Method tags: MTTR = Modeled; Cost avoidance & capability uplift = Proxy.
Evidence hooks: traversal timings, incident post-mortems, connector catalog, runbooks.
Role & Scope
- Led end-to-end architecture across ingestion, canonical modeling, Neo4j persistence, API exposures, and rules-driven stitching.
- Aligned discovery/planning/CMDB/assurance teams on model contracts, SLAs, and governance (versioned rules, invalid-data workflow, DLQ recovery).
Key Decisions & Trade-offs
- Standards first (TMF/ITU): higher up-front modeling, lower lifetime integration cost; avoids schema drift.
- Graph as topology system of record: fast traversals and impact analysis; tuned constraints/APOC and batching for write throughput.
- Rules outside code: faster iteration; enforced versioning, testing, and rollout gates.
- Dual stitching paths (bulk + real-time): correctness for backfills, freshness for CDC; dedupe/uniqueness rules to prevent duplicates.
- CDC over scheduled ETL: higher freshness; required idempotency and backpressure controls.
Risks & Mitigations
- Rule explosion / write contention → constrained rule grammar, pre-validation, batched Cypher, relationship uniqueness, bulk windows.
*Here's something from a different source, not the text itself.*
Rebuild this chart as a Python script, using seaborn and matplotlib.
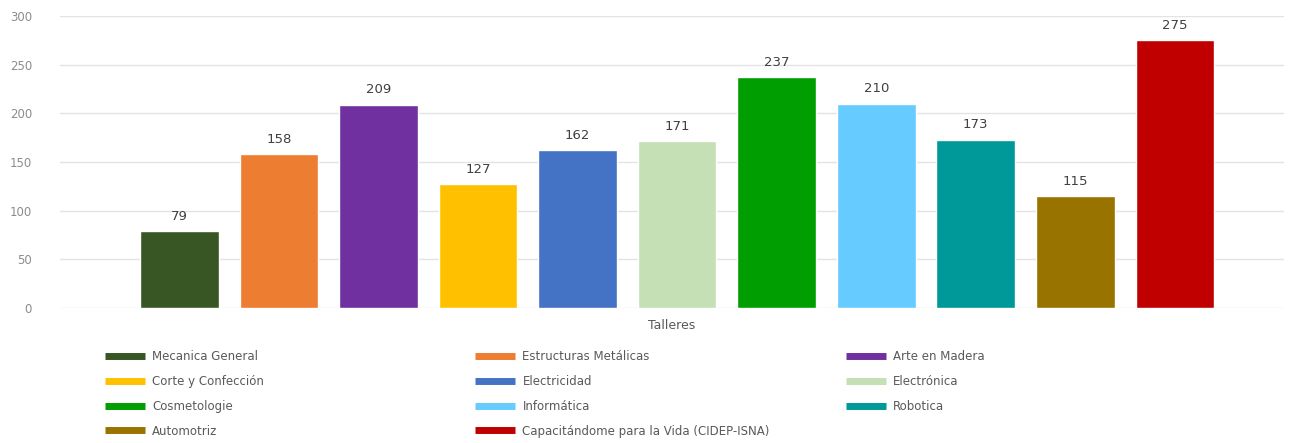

- CDC volume spikes / lag → DLQs with auto-replay, backpressure, snapshot markers.
- Model drift across sources → canonical schema registry + contract tests per connector.
- Skewed relationship creation → partitioned processing, p95 write SLOs, adaptive batch sizing.
Suggested Metrics (run-time SLOs)
- CDC lag p95 per source; DLQ depth & recovery time.
- Traversal latency p50/p95 by path length; relationship creation throughput per entity.
- Invalid→valid remediation rate; constraint violation rate (trend).
- Consumer freshness for CMDB/assurance datasets.
Principle carried forward:
Standards-aligned models, CDC correctness, rules-driven stitching, and graph-first assurance are the fastest route from data silos to reliable operations at telecom scale.